I really think that the problem is with tokenizing vision.

Any kind of visually based reasoning and they become dumb as rocks. It feels similar to having a person play sokoban but blindfolded and only with text prompts. The same issue cropped up with playing pokemon. Like the image gets translated to text, and then the model works on that.

I'm no expert on transformers, but it just feels like there is some kind of limit that prevents the models from "thinking" visually.

▲

modeless 5 days ago | parent [-]

Yes, vision is a problem, but I don't think it's the biggest problem for the specific task I'm testing. The memory problem is bigger. The models frequently do come up with the right answer, but they promptly forget it between turns.

Sometimes they forget because the full reasoning trace is not preserved in context (either due to API limitations or simply because the context isn't big enough to hold dozens or hundreds of steps of full reasoning traces). Sometimes it's because retrieval from context is bad for abstract concepts and rules vs. keyword matching, and to me the reason for that is that text is lossy and inefficient. The models need to be able to internally store and retrieve a more compact, abstract, non-verbal representation of facts and procedures.

▲

Workaccount2 5 days ago | parent [-]

I think the problem is though that they need to store it in text context.

When I am solving a sokoban style game, it's entirely visual. I don't need to remember a lot because the visual holds so much information.

It's like the average person trying to play a game of chess with just text. It's nightmarishly hard compared to having a board in front of you. The LLMs seem stuck having to play everything through just text.

	▲	modeless 5 days ago \| parent [-]
		It's not just visual. You also need a representation of the rules of the game and the strategies that make sense.

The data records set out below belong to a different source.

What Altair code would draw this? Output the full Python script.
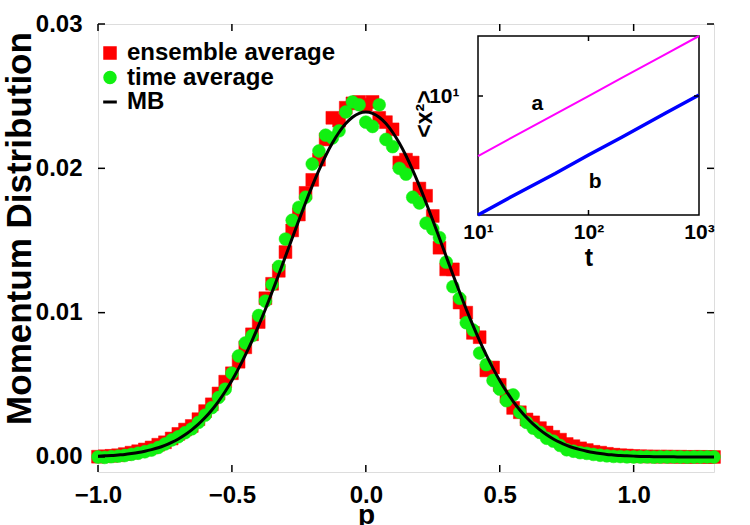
import altair as alt
import pandas as pd

# Momentum grid and the three momentum distributions
P = [-1.0, -0.975, -0.95, -0.925, -0.9, -0.875, -0.85, -0.825, -0.8, -0.775,
     -0.75, -0.725, -0.7, -0.675, -0.65, -0.625, -0.6, -0.575, -0.55, -0.525,
     -0.5, -0.475, -0.45, -0.425, -0.4, -0.375, -0.35, -0.325, -0.3, -0.275,
     -0.25, -0.225, -0.2, -0.175, -0.15, -0.125, -0.1, -0.075, -0.05, -0.025,
     0.0, 0.025, 0.05, 0.075, 0.1, 0.125, 0.15, 0.175, 0.2, 0.225,
     0.25, 0.275, 0.3, 0.325, 0.35, 0.375, 0.4, 0.425, 0.45, 0.475,
     0.5, 0.525, 0.55, 0.575, 0.6, 0.625, 0.65, 0.675, 0.7, 0.725,
     0.75, 0.775, 0.8, 0.825, 0.85, 0.875, 0.9, 0.925, 0.95, 0.975,
     1.0, 1.025, 1.05, 1.075, 1.1, 1.125, 1.15, 1.175, 1.2, 1.225,
     1.25, 1.275, 1.3]

ENSEMBLE = [0.00002, 0.00005, 0.00008, 0.00012, 0.00020, 0.00030, 0.00040, 0.00052, 0.00066, 0.00085,
            0.00102, 0.00128, 0.00160, 0.00190, 0.00215, 0.00262, 0.00318, 0.00365, 0.00440, 0.00522,
            0.00580, 0.00660, 0.00760, 0.00850, 0.00935, 0.01100, 0.01200, 0.01290, 0.01420, 0.01570,
            0.01680, 0.01830, 0.01920, 0.02060, 0.02200, 0.02350, 0.02330, 0.02420, 0.02450, 0.02460,
            0.02440, 0.02460, 0.02350, 0.02320, 0.02270, 0.02040, 0.02060, 0.02040, 0.01860, 0.01810,
            0.01670, 0.01450, 0.01300, 0.01300, 0.01070, 0.01000, 0.00860, 0.00830, 0.00600, 0.00620,
            0.00500, 0.00420, 0.00340, 0.00310, 0.00260, 0.00240, 0.00200, 0.00170, 0.00140, 0.00120,
            0.00090, 0.00075, 0.00060, 0.00048, 0.00036, 0.00030, 0.00022, 0.00016, 0.00012, 0.00010,
            0.00006, 0.00005, 0.00004, 0.00003, 0.00002, 0.00003, 0.00001, 0.00002, 0.00000, 0.00001,
            0.00001, 0.00000, 0.00000]

TIME_AVG = [0.00000, -0.00003, 0.00002, 0.00006, 0.00010, 0.00018, 0.00026, 0.00036, 0.00048, 0.00066,
            0.00090, 0.00118, 0.00140, 0.00168, 0.00195, 0.00240, 0.00290, 0.00342, 0.00412, 0.00470,
            0.00580, 0.00700, 0.00790, 0.00840, 0.00980, 0.01080, 0.01195, 0.01320, 0.01510, 0.01640,
            0.01730, 0.01800, 0.02030, 0.02120, 0.02230, 0.02210, 0.02260, 0.02390, 0.02460, 0.02440,
            0.02320, 0.02290, 0.02440, 0.02200, 0.02150, 0.02000, 0.01960, 0.01800, 0.01760, 0.01620,
            0.01580, 0.01520, 0.01350, 0.01180, 0.01100, 0.00930, 0.00880, 0.00720, 0.00640, 0.00530,
            0.00470, 0.00390, 0.00430, 0.00310, 0.00240, 0.00200, 0.00170, 0.00130, 0.00110, 0.00080,
            0.00050, 0.00040, 0.00030, 0.00025, 0.00018, 0.00012, 0.00008, 0.00004, 0.00003, 0.00001,
            0.00000, 0.00000, 0.00001, -0.00001, 0.00000, 0.00000, 0.00001, 0.00000, -0.00001, 0.00000,
            0.00000, 0.00001, 0.00000]

MB = [0.00006, 0.00008, 0.00010, 0.00014, 0.00018, 0.00024, 0.00031, 0.00040, 0.00051, 0.00064,
      0.00081, 0.00101, 0.00125, 0.00154, 0.00188, 0.00227, 0.00273, 0.00326, 0.00386, 0.00454,
      0.00530, 0.00614, 0.00706, 0.00805, 0.00912, 0.01024, 0.01143, 0.01265, 0.01390, 0.01515,
      0.01640, 0.01762, 0.01878, 0.01987, 0.02087, 0.02175, 0.02250, 0.02310, 0.02354, 0.02381,
      0.02390, 0.02381, 0.02354, 0.02310, 0.02250, 0.02175, 0.02087, 0.01987, 0.01878, 0.01762,
      0.01640, 0.01515, 0.01390, 0.01265, 0.01143, 0.01024, 0.00912, 0.00805, 0.00706, 0.00614,
      0.00530, 0.00454, 0.00386, 0.00326, 0.00273, 0.00227, 0.00188, 0.00154, 0.00125, 0.00101,
      0.00081, 0.00064, 0.00051, 0.00040, 0.00031, 0.00024, 0.00018, 0.00014, 0.00010, 0.00008,
      0.00006, 0.00004, 0.00003, 0.00002, 0.00002, 0.00001, 0.00001, 0.00000, 0.00000, 0.00000,
      0.00000, 0.00000, 0.00000]

SERIES = ["ensemble average", "time average", "MB"]
COLORS = ["#ff0000", "#11f011", "#000000"]
# legend glyphs: square, circle, and a short horizontal dash for the MB curve
SHAPES = ["square", "circle", "M-1.3,0H1.3"]

X_TICKS = [-1.0, -0.5, 0.0, 0.5, 1.0]
Y_TICKS = [0.0, 0.01, 0.02, 0.03]

# Inset: mean squared displacement against time
T = [10, 20, 50, 100, 200, 500, 1000]
MSD_A = [1.0, 2.0, 5.0, 10.0, 20.0, 50.0, 100.0]
MSD_B = [0.104, 0.21, 0.51, 1.04, 2.05, 5.2, 10.4]
INSET_LABELS = ["a", "b"]
INSET_LABEL_T = [34.5, 114.6]
INSET_LABEL_Y = [5.84, 0.293]

W, H = 616, 448
FONT = "Liberation Sans"
BOLD = "bold"

points = pd.DataFrame({
    "p": P + P,
    "value": ENSEMBLE + TIME_AVG,
    "series": [SERIES[0]] * len(P) + [SERIES[1]] * len(P),
})
mb = pd.DataFrame({"p": P, "value": MB, "series": SERIES[2]})

xs = alt.Scale(domain=[-1.0, 1.3], nice=False, zero=False)
ys = alt.Scale(domain=[-0.00104, 0.0300], nice=False, zero=False)

axis_text = dict(labelFont=FONT, titleFont=FONT, labelFontWeight=BOLD, titleFontWeight=BOLD,
                 labelColor="black", titleColor="black", labelFlush=False,
                 ticks=False, domain=False, grid=False)

x_axis = alt.Axis(values=X_TICKS, format=".1f", labelFontSize=24, labelPadding=11,
                  title="p", titleFontSize=28, titleX=268, titleY=51,
                  titleBaseline="alphabetic", **axis_text)
y_axis = alt.Axis(values=Y_TICKS, format=".2f", labelFontSize=24, labelPadding=16,
                  title="Momentum Distribution", titleFontSize=35, titleX=-68, titleY=204,
                  titleBaseline="alphabetic", **axis_text)

legend = alt.Legend(orient="none", legendX=0, legendY=17, title=None, padding=0,
                    labelFontSize=24, labelFontWeight=BOLD, labelFont=FONT,
                    labelColor="black", labelLimit=400, labelOffset=5,
                    symbolSize=110, symbolStrokeWidth=3, rowPadding=0.5)
color = alt.Color("series:N", scale=alt.Scale(domain=SERIES, range=COLORS), legend=legend)
stroke = alt.Stroke("series:N", scale=alt.Scale(domain=SERIES, range=COLORS), legend=legend)
shape = alt.Shape("series:N", scale=alt.Scale(domain=SERIES, range=SHAPES), legend=legend)

ens_layer = alt.Chart(points).transform_filter(
    alt.datum.series == SERIES[0]
).mark_point(filled=True, size=165, opacity=1, strokeWidth=0.5).encode(
    x=alt.X("p:Q", scale=xs, axis=x_axis),
    y=alt.Y("value:Q", scale=ys, axis=y_axis),
    color=color, stroke=stroke, shape=shape,
)
time_layer = alt.Chart(points).transform_filter(
    alt.datum.series == SERIES[1]
).mark_point(filled=True, size=165, opacity=1, strokeWidth=0.5).encode(
    x=alt.X("p:Q", scale=xs), y=alt.Y("value:Q", scale=ys),
    color=color, stroke=stroke, shape=shape,
)
mb_layer = alt.Chart(mb).mark_line(strokeWidth=3, interpolate="monotone").encode(
    x=alt.X("p:Q", scale=xs), y=alt.Y("value:Q", scale=ys), color=color,
)

# inward ticks on all four sides of the frame
xt = pd.DataFrame({"p": X_TICKS})
yt = pd.DataFrame({"value": Y_TICKS})
TICK = 7
tick_style = dict(color="black", strokeWidth=1.5)
ticks_bottom = alt.Chart(xt).mark_rule(**tick_style).encode(
    x=alt.X("p:Q", scale=xs), y=alt.value(H), y2=alt.value(H - TICK))
ticks_top = alt.Chart(xt).mark_rule(**tick_style).encode(
    x=alt.X("p:Q", scale=xs), y=alt.value(0), y2=alt.value(TICK))
ticks_left = alt.Chart(yt).mark_rule(**tick_style).encode(
    y=alt.Y("value:Q", scale=ys), x=alt.value(0), x2=alt.value(TICK))
ticks_right = alt.Chart(yt).mark_rule(**tick_style).encode(
    y=alt.Y("value:Q", scale=ys), x=alt.value(W), x2=alt.value(W - TICK))

main = alt.layer(ens_layer, time_layer, mb_layer,
                 ticks_bottom, ticks_top, ticks_left, ticks_right)

# ---- inset ----
IN_X0, IN_X1 = 380, 601
IN_Y0, IN_Y1 = 191, 12
xs_in = alt.Scale(type="log", domain=[10, 1000], range=[IN_X0, IN_X1], nice=False)
ys_in = alt.Scale(type="log", domain=[0.104, 100], range=[IN_Y0, IN_Y1], nice=False)

x_in_axis = alt.Axis(orient="bottom", offset=-(H - IN_Y0), values=[10, 100, 1000],
                     labelExpr="datum.value == 10 ? '10¹' : datum.value == 100 ? '10²' : '10³'",
                     labelFontSize=21, labelPadding=6,
                     title="t", titleFontSize=25, titleX=(IN_X0 + IN_X1) / 2, titleY=50,
                     titleBaseline="alphabetic", **axis_text)
y_in_axis = alt.Axis(orient="left", offset=-IN_X0, values=[10], labelExpr="'10¹'",
                     labelFontSize=21, labelPadding=19,
                     title="<x²>", titleFontSize=23, titleX=-47, titleY=89.5,
                     titleBaseline="alphabetic", **axis_text)

box = pd.DataFrame({"t": [10], "t2": [1000], "msd": [0.104], "msd2": [100]})
inset_box = alt.Chart(box).mark_rect(fill="white", stroke="black", strokeWidth=1.5).encode(
    x=alt.X("t:Q", scale=xs_in, axis=x_in_axis), x2="t2:Q",
    y=alt.Y("msd:Q", scale=ys_in, axis=y_in_axis), y2="msd2:Q",
)
line_a = alt.Chart(pd.DataFrame({"t": T, "msd": MSD_A})).mark_line(
    color="#ff00ff", strokeWidth=2).encode(
    x=alt.X("t:Q", scale=xs_in), y=alt.Y("msd:Q", scale=ys_in))
line_b = alt.Chart(pd.DataFrame({"t": T, "msd": MSD_B})).mark_line(
    color="#0000ff", strokeWidth=3.5).encode(
    x=alt.X("t:Q", scale=xs_in), y=alt.Y("msd:Q", scale=ys_in))
labels = alt.Chart(pd.DataFrame({"t": INSET_LABEL_T, "msd": INSET_LABEL_Y,
                                 "label": INSET_LABELS})).mark_text(
    fontSize=21, fontWeight=BOLD, font=FONT, color="black",
    align="center", baseline="alphabetic").encode(
    x=alt.X("t:Q", scale=xs_in), y=alt.Y("msd:Q", scale=ys_in), text="label:N")

IT = 5
in_xt = pd.DataFrame({"t": [100]})
in_yt = pd.DataFrame({"msd": [10]})
in_ticks = [
    alt.Chart(in_xt).mark_rule(**tick_style).encode(
        x=alt.X("t:Q", scale=xs_in), y=alt.value(IN_Y0), y2=alt.value(IN_Y0 - IT)),
    alt.Chart(in_xt).mark_rule(**tick_style).encode(
        x=alt.X("t:Q", scale=xs_in), y=alt.value(IN_Y1), y2=alt.value(IN_Y1 + IT)),
    alt.Chart(in_yt).mark_rule(**tick_style).encode(
        y=alt.Y("msd:Q", scale=ys_in), x=alt.value(IN_X0), x2=alt.value(IN_X0 + IT)),
    alt.Chart(in_yt).mark_rule(**tick_style).encode(
        y=alt.Y("msd:Q", scale=ys_in), x=alt.value(IN_X1), x2=alt.value(IN_X1 - IT)),
]

inset = alt.layer(inset_box, line_a, line_b, labels, *in_ticks)

chart = alt.layer(main, inset).resolve_scale(
    x="independent", y="independent"
).properties(
    width=W, height=H,
    autosize=alt.AutoSizeParams(type="none"),
    padding={"left": 98, "top": 24, "right": 36, "bottom": 53},
).configure_view(
    stroke="black", strokeWidth=1.5
).configure(background="white")

chart.save("out.html", embed_options={"renderer": "svg", "actions": False})
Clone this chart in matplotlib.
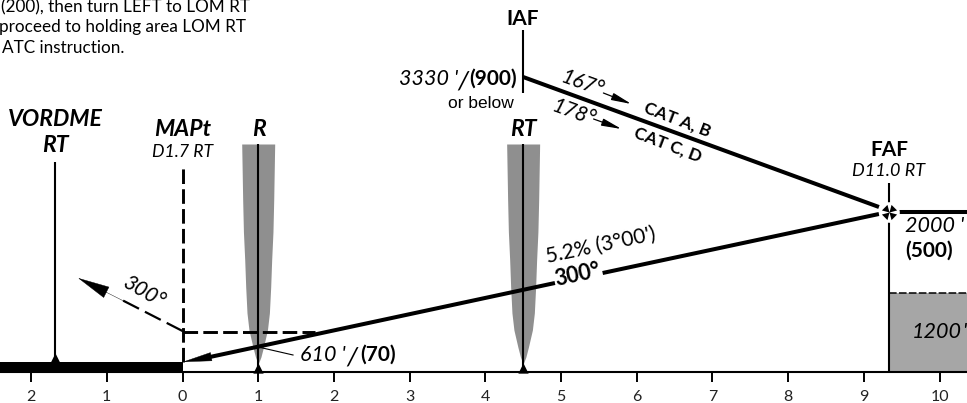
import numpy as np
import matplotlib
matplotlib.use("Agg")
import matplotlib.pyplot as plt
from matplotlib.path import Path
from matplotlib.transforms import Affine2D

W, H = 967, 403
NM_PX = 75.7
X0_PX = 182.5
BASE_PX = 372

# distance axis (NM from threshold), heights in chart units above the axis
tick_nm = [-2, -1, 0, 1, 2, 3, 4, 5, 6, 7, 8, 9, 10]
tick_labels = ["2", "1", "0", "1", "2", "3", "4", "5", "6", "7", "8", "9", "10"]

vordme_nm = -1.68
mapt_nm = 0.0
r_nm = 1.0
rt_nm = 4.5
faf_nm = 9.33
faf_h = 160
iaf_h = 295

initial_nm = [4.5, 9.2]
initial_h = [295, 165]
intermediate_nm = [9.46, 10.4]
intermediate_h = [160, 160]
glide_far_nm = [5.55, 9.2]
glide_far_h = [99, 158]
glide_near_nm = [4.92, 0.3]
glide_near_h = [89, 14]
glide_tip_nm = [0.5, 0.0]
glide_tip_h = [17, 10]

missed_level_nm = [0.0, 1.75]
missed_level_h = [40, 40]
missed_climb_nm = [0.0, -0.8]
missed_climb_h = [41, 72]
missed_tip_nm = [-0.7, -1.38]
missed_tip_h = [68, 94]

runway_nm = [-2.5, 0.0]
runway_top = [10, 10]

beam_h = [228, 172, 140, 112, 85, 59, 42, 25, 15, 8]
beam_half = [0.218, 0.205, 0.195, 0.178, 0.165, 0.148, 0.122, 0.07, 0.036, 0.0]

min_alt_nm = [9.33, 10.4]
min_alt_h = [79, 79]

leader_nm = [1.0, 1.46]
leader_h = [25, 17]

arrow_167_nm = [5.56, 5.93]
arrow_167_h = [279, 268]
arrow_178_nm = [5.43, 5.8]
arrow_178_h = [253, 243]

plt.rcParams['font.family'] = ['Lato', 'DejaVu Sans']

fig = plt.figure(figsize=(W / 100, H / 100), dpi=100)
ax = fig.add_axes([0, 0, 1, 1])
ax.set_xlim(-X0_PX / NM_PX, (W - X0_PX) / NM_PX)
ax.set_ylim(BASE_PX - H, BASE_PX)

# text placed in reference pixels, origin top left
px = Affine2D().scale(1 / W, -1 / H).translate(0, 1) + fig.transFigure

for s in ['top', 'left', 'right']:
    ax.spines[s].set_visible(False)
ax.spines['bottom'].set_position(('data', 0))
ax.spines['bottom'].set_linewidth(1.5)
ax.spines['bottom'].set_zorder(5)
ax.set_yticks([])
ax.set_xticks(tick_nm)
ax.set_xticklabels(tick_labels, fontsize=11.5, color='#222222')
ax.tick_params(axis='x', length=7, width=1.4, pad=6, color='k')
ax.patch.set_alpha(0)

# grey marker beams
for nm in [r_nm, rt_nm]:
    ax.fill_betweenx(beam_h, nm - np.array(beam_half), nm + np.array(beam_half),
                     color='#8f8f8f', lw=0, zorder=1)

# minimum altitude box
ax.fill_between(min_alt_nm, 0, min_alt_h, color='#a6a6a6', lw=0, zorder=1)
ax.plot(min_alt_nm, min_alt_h, color='k', lw=1.1, ls=(0, (5, 1.5)), zorder=2)

# runway
ax.fill_between(runway_nm, 0, runway_top, color='k', lw=0, zorder=3)

# fix verticals
thin = dict(color='k', lw=1.5, zorder=3, solid_capstyle='butt')
ax.plot([vordme_nm, vordme_nm], [10, 210], **thin)
ax.plot([r_nm, r_nm], [0, 228], **thin)
ax.plot([rt_nm, rt_nm], [0, 228], **thin)
ax.plot([rt_nm, rt_nm], [279, 342], **thin)
ax.plot([faf_nm, faf_nm], [0, 189], **thin)
ax.plot(leader_nm, leader_h, color='k', lw=0.8, zorder=3)

# station triangles
ax.scatter([vordme_nm], [14], marker='^', s=55, color='k', lw=0, zorder=4)
ax.scatter([r_nm, rt_nm], [4, 4], marker='^', s=55, color='k', lw=0, zorder=4)

# profile
thick = dict(color='k', lw=2.9, zorder=4, solid_capstyle='butt')
ax.plot(initial_nm, initial_h, **thick)
ax.plot(intermediate_nm, intermediate_h, **thick)
ax.plot(glide_far_nm, glide_far_h, **thick)
ax.plot(glide_near_nm, glide_near_h, **thick)
# thin edge on the heads, a thick one pulls the tip back from the target point
ax.annotate("", xy=(glide_tip_nm[1], glide_tip_h[1]), xytext=(glide_tip_nm[0], glide_tip_h[0]),
            arrowprops=dict(arrowstyle='-|>,head_length=2.0,head_width=0.3', color='k', lw=0.3,
                            shrinkA=0, shrinkB=0), zorder=5)

# missed approach
dash = dict(color='k', lw=2.1, zorder=4, ls=(0, (5, 1.8)))
ax.plot([mapt_nm, mapt_nm], [10, 208], **dash)
ax.plot(missed_level_nm, missed_level_h, **dash)
ax.plot(missed_climb_nm, missed_climb_h, color='k', lw=1.6, zorder=4, ls=(0, (8, 3)))
ax.annotate("", xy=(missed_tip_nm[1], missed_tip_h[1]), xytext=(missed_tip_nm[0], missed_tip_h[0]),
            arrowprops=dict(arrowstyle='-|>,head_length=2.2,head_width=0.42', color='k', lw=0.3,
                            shrinkA=0, shrinkB=0), zorder=5)

# small heading arrows
for xs, ys in [(arrow_167_nm, arrow_167_h), (arrow_178_nm, arrow_178_h)]:
    ax.annotate("", xy=(xs[1], ys[1]), xytext=(xs[0], ys[0]),
                arrowprops=dict(arrowstyle='-|>,head_length=1.2,head_width=0.22', color='k', lw=0.9,
                                shrinkA=0, shrinkB=0), zorder=5)

# FAF symbol: white disc with four wedges
ax.scatter([faf_nm], [faf_h], s=220, color='w', lw=0, zorder=6)
verts, codes = [], []
for a in [45, 135, 225, 315]:
    t = np.radians(a)
    for r, d in [(0.0, 0), (1.0, 30), (1.0, -30), (0.0, 0)]:
        verts.append((r * np.cos(t + np.radians(d)), r * np.sin(t + np.radians(d))))
    codes += [Path.MOVETO, Path.LINETO, Path.LINETO, Path.CLOSEPOLY]
ax.scatter([faf_nm], [faf_h], s=120, marker=Path(verts, codes), color='k', lw=0, zorder=7)


def txt(x, y, s, size=10, weight='normal', style='normal', ha='center', rot=0, **kw):
    ax.text(x, y, s, transform=px, fontsize=size, fontweight=weight, fontstyle=style, ha=ha, va='center',
            rotation=rot, rotation_mode='anchor', zorder=8, clip_on=True, **kw)


# procedure note
txt(250, 7, "(200), then turn LEFT to LOM RT", size=12.3, ha='right')
txt(246, 27, "proceed to holding area LOM RT", size=12.3, ha='right')
txt(2, 48, "ATC instruction.", size=12.3, ha='left')

txt(523, 19, "IAF", size=15, weight='bold')
txt(429, 79, "3330 '", size=15.5, style='italic')
txt(463, 81, "/", size=19, style='italic')
txt(493, 79, "(900)", size=15, weight='bold')
txt(481, 103, "or below", size=12.5, family='Liberation Sans')

txt(55, 120, "VORDME", size=16.6, weight='bold', style='italic')
txt(55, 145, "RT", size=16.6, weight='bold', style='italic')
txt(183, 130, "MAPt", size=16.6, weight='bold', style='italic')
txt(183, 152, "D1.7 RT", size=12.7, style='italic')
txt(259, 130, "R", size=16.6, weight='bold', style='italic')
txt(523, 130, "RT", size=16.6, weight='bold', style='italic')

txt(583, 84, "167°", size=15, style='italic', rot=-20)
txt(574, 113, "178°", size=15, style='italic', rot=-20)
txt(677, 120, "CAT A, B", size=12.5, weight='bold', rot=-21)
txt(668, 145, "CAT C, D", size=12.5, weight='bold', rot=-21)

txt(889, 150, "FAF", size=15, weight='bold')
txt(889, 171, "D11.0 RT", size=13, style='italic')
txt(905, 226, "2000 '", size=15.5, style='italic', ha='left')
txt(929, 251, "(500)", size=15, weight='bold')
txt(912, 332, "1200", size=15.5, style='italic', ha='left')
txt(962, 332, "'", size=15.5, style='italic', ha='left')

txt(601, 245, "5.2% (3°00')", size=15, rot=12)
txt(578, 275, "300°", size=15.5, weight='bold', rot=12)
txt(143, 292, "300°", size=15, style='italic', rot=-30)

txt(323, 355, "610 '", size=15.5, style='italic')
txt(352, 357, "/", size=19, style='italic')
txt(378, 355, "(70)", size=15, weight='bold')

fig.savefig("out.png", dpi=100)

The puzzles I'm solving are not straight Sokoban, they have per-game varying rules that need to be discovered (again, ARC-AGI-3 style) that affect the strategies that you need to use. For example, in classic Sokoban you can't push two crates at once, but in some of the puzzles I'm using you can, and this is taught by forcing you to do it in the first level, and you need to remember it through the rest of the levels. This is not a purely visual concept and models still struggle with it.